Description
These Coconut Cream Pie Bars are a delightful twist on a classic dessert, featuring a buttery crust topped with a rich, creamy coconut filling. Finished with a generous layer of whipped cream and toasted coconut, they are perfect for any occasion and easy to prepare.
Ingredients
Scale
Crust
- 1½ cups all-purpose flour
- ½ cup powdered sugar
- ¾ cup cold butter, cubed
Filling
- 2 cups whole milk
- 1 cup coconut milk (canned)
- ¾ cup sugar
- ¼ cup cornstarch
- 4 egg yolks
- 1 tsp vanilla extract
- 1¼ cups sweetened shredded coconut
Topping
- 1½ cups whipped cream or whipped topping
- Toasted coconut, for garnish
Instructions
- Preheat and prepare baking dish: Preheat your oven to 350°F (175°C) and line a 9×13 inch baking dish with parchment paper to ensure easy removal of the bars later.
- Make the crust: In a mixing bowl, combine the all-purpose flour and powdered sugar. Cut in the cold, cubed butter using a pastry cutter or your fingers until the mixture resembles coarse crumbs. Press this mixture evenly into the prepared baking dish. Bake in the preheated oven for 18 to 20 minutes until the crust is lightly golden. Remove from the oven and allow to cool completely.
- Prepare the filling: In a medium saucepan over medium heat, whisk together whole milk, coconut milk, sugar, cornstarch, and egg yolks until smooth. Cook the mixture, stirring constantly, until it thickens to a pudding-like consistency.
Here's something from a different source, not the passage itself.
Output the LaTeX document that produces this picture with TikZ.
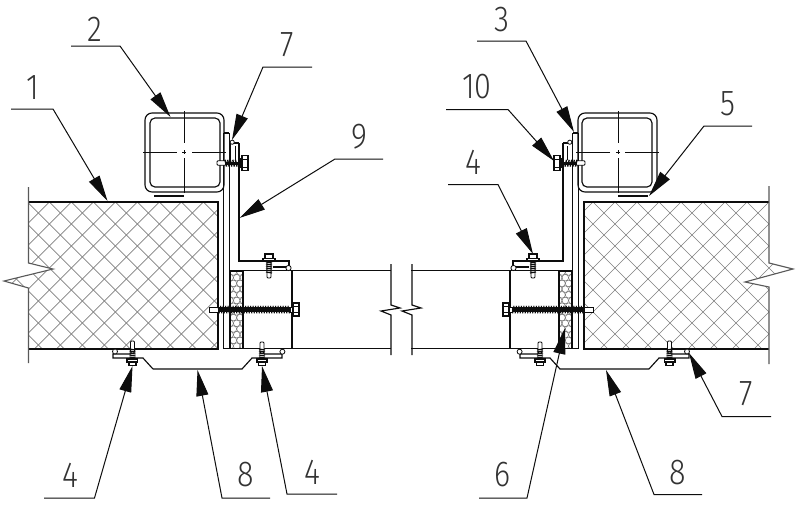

Remove from heat and stir in the sweetened shredded coconut and vanilla extract until fully combined.
- Assemble and chill: Pour the coconut filling over the cooled crust, smoothing it out evenly. Cover and refrigerate for at least 4 hours, or until the filling is fully set.
- Add toppings and serve: Once chilled and set, spread whipped cream evenly over the top of the bars. Sprinkle toasted coconut on the whipped cream as a garnish. Slice into 12 bars and serve chilled.
Notes
- For best results, use cold butter when making the crust to achieve a flaky texture.
- Whole milk and canned coconut milk provide richness, but you can use light coconut milk for a lighter version.
- Make sure to chill the bars well to allow the filling to fully set before serving.
- To toast coconut, spread shredded coconut on a baking sheet and toast in the oven at 350°F for 5-7 minutes, stirring occasionally, until golden brown.
- Store bars covered in the refrigerator for up to 3 days.